--- BEGIN Stored data ---

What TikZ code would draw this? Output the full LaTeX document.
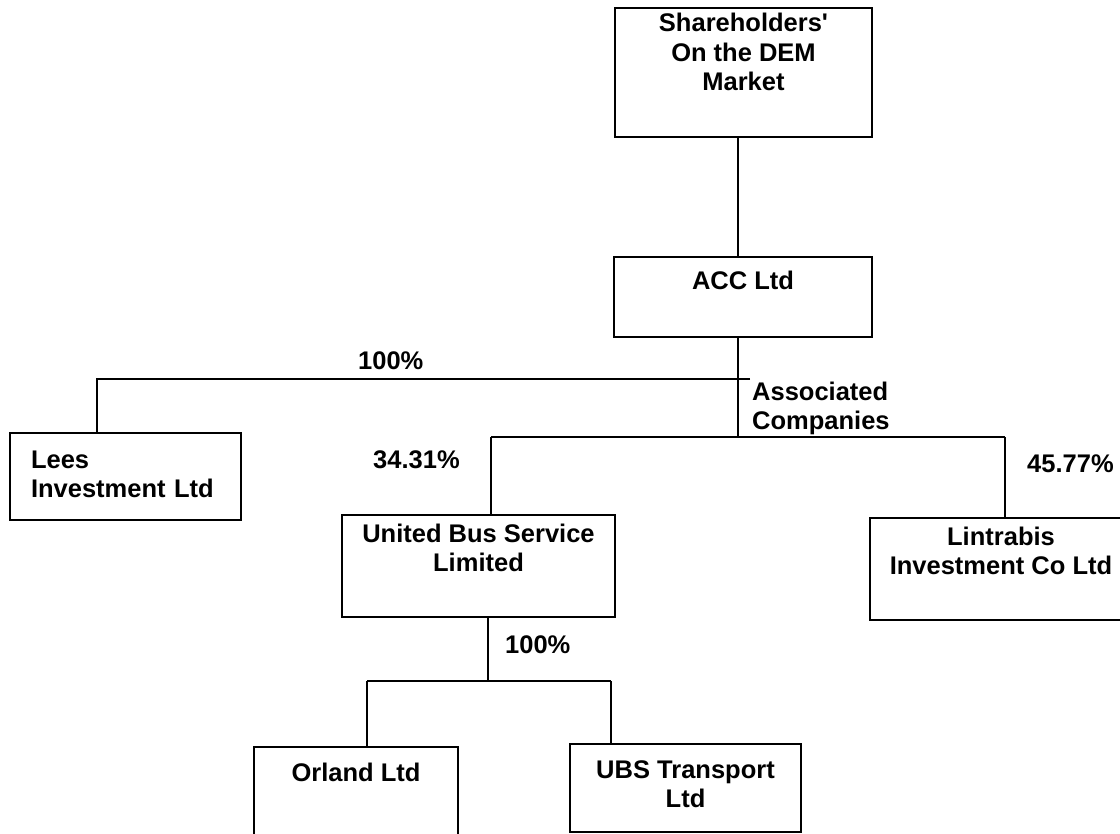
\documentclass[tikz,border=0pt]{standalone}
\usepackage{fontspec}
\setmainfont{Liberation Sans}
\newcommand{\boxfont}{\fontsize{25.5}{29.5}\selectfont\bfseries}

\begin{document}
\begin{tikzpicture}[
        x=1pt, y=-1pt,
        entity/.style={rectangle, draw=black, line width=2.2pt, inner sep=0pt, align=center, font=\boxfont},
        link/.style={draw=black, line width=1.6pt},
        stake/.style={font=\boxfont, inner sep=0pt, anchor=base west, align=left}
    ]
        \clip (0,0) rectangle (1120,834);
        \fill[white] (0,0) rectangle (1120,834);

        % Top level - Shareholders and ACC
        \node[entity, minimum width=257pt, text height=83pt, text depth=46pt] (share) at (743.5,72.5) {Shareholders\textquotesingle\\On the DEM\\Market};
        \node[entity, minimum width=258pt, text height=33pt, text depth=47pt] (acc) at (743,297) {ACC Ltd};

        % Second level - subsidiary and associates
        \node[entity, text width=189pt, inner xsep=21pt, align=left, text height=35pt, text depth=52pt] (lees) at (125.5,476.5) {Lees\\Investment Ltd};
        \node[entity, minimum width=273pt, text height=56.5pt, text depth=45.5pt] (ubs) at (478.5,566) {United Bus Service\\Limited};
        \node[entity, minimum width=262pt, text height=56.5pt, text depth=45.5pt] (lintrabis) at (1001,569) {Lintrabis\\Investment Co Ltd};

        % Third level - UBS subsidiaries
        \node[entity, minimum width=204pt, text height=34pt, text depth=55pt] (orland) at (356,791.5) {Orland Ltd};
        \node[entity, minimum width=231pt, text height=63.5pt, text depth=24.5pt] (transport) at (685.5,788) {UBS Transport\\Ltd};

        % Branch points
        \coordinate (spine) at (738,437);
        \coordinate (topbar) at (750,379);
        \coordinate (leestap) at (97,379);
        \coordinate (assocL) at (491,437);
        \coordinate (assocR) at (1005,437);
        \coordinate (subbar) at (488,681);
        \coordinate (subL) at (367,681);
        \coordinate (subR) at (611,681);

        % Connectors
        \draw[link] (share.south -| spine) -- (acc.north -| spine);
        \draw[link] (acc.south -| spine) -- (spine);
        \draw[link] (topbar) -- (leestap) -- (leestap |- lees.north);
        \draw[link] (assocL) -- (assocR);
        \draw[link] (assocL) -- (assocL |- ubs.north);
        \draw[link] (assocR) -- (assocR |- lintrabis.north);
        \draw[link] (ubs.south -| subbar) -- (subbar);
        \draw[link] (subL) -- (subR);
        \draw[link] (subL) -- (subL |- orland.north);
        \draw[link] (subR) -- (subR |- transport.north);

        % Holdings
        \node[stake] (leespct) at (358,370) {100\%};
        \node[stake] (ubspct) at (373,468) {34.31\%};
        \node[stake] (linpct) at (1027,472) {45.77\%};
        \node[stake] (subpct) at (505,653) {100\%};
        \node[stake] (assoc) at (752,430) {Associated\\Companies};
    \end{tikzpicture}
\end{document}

--- END Stored data ---

_What is asked_
Each line from the top of the material through the line containing "(subR) at (611,681);" should be reproduced exactly; please drop any images.

_In response_
What TikZ code would draw this? Output the full LaTeX document.
\documentclass[tikz,border=0pt]{standalone}
\usepackage{fontspec}
\setmainfont{Liberation Sans}
\newcommand{\boxfont}{\fontsize{25.5}{29.5}\selectfont\bfseries}

\begin{document}
\begin{tikzpicture}[
        x=1pt, y=-1pt,
        entity/.style={rectangle, draw=black, line width=2.2pt, inner sep=0pt, align=center, font=\boxfont},
        link/.style={draw=black, line width=1.6pt},
        stake/.style={font=\boxfont, inner sep=0pt, anchor=base west, align=left}
    ]
        \clip (0,0) rectangle (1120,834);
        \fill[white] (0,0) rectangle (1120,834);

        % Top level - Shareholders and ACC
        \node[entity, minimum width=257pt, text height=83pt, text depth=46pt] (share) at (743.5,72.5) {Shareholders\textquotesingle\\On the DEM\\Market};
        \node[entity, minimum width=258pt, text height=33pt, text depth=47pt] (acc) at (743,297) {ACC Ltd};

        % Second level - subsidiary and associates
        \node[entity, text width=189pt, inner xsep=21pt, align=left, text height=35pt, text depth=52pt] (lees) at (125.5,476.5) {Lees\\Investment Ltd};
        \node[entity, minimum width=273pt, text height=56.5pt, text depth=45.5pt] (ubs) at (478.5,566) {United Bus Service\\Limited};
        \node[entity, minimum width=262pt, text height=56.5pt, text depth=45.5pt] (lintrabis) at (1001,569) {Lintrabis\\Investment Co Ltd};

        % Third level - UBS subsidiaries
        \node[entity, minimum width=204pt, text height=34pt, text depth=55pt] (orland) at (356,791.5) {Orland Ltd};
        \node[entity, minimum width=231pt, text height=63.5pt, text depth=24.5pt] (transport) at (685.5,788) {UBS Transport\\Ltd};

        % Branch points
        \coordinate (spine) at (738,437);
        \coordinate (topbar) at (750,379);
        \coordinate (leestap) at (97,379);
        \coordinate (assocL) at (491,437);
        \coordinate (assocR) at (1005,437);
        \coordinate (subbar) at (488,681);
        \coordinate (subL) at (367,681);
        \coordinate (subR) at (611,681);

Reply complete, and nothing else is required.